INSTRUCTION: Wherever the word "with" appears in a line, copy that line.

INFORMATION SUPPLIED:
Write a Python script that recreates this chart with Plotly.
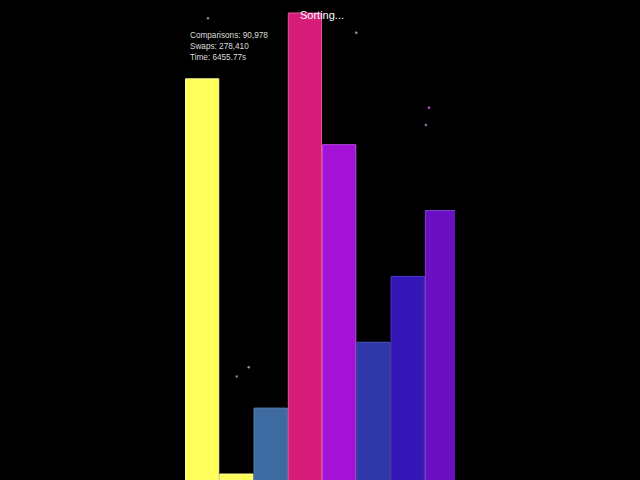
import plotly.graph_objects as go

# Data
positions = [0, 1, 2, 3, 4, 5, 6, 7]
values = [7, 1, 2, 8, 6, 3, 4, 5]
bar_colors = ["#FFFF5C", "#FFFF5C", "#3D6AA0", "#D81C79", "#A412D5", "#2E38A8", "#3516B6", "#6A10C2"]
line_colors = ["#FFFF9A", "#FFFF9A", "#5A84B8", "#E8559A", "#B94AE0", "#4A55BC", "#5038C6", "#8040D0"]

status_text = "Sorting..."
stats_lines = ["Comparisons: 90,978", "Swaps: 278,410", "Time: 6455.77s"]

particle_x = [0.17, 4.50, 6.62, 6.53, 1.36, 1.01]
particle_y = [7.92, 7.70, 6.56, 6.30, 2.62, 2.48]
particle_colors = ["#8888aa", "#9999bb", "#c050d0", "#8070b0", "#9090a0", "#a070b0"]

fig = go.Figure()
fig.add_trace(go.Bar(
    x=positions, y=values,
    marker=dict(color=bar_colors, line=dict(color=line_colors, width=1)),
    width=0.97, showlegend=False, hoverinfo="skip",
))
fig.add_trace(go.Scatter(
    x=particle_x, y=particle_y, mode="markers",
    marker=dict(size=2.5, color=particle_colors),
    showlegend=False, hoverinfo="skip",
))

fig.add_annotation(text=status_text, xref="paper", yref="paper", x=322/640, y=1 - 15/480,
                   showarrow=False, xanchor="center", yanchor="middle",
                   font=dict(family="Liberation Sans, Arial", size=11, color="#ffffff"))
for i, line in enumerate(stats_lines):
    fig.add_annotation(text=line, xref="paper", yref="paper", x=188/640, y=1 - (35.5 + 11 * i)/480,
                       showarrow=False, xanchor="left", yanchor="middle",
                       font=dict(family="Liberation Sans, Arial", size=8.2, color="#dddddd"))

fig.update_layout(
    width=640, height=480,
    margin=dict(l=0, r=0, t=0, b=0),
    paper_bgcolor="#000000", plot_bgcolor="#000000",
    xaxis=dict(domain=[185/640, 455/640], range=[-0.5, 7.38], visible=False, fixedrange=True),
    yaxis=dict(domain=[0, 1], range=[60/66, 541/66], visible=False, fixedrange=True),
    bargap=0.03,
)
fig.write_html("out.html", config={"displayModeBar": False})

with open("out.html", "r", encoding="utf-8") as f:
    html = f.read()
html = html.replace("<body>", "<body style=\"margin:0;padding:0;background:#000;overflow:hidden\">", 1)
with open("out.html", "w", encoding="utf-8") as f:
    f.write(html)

WRITTEN RESPONSE:
Write a Python script that recreates this chart with Plotly.
with open("out.html", "r", encoding="utf-8") as f:
with open("out.html", "w", encoding="utf-8") as f:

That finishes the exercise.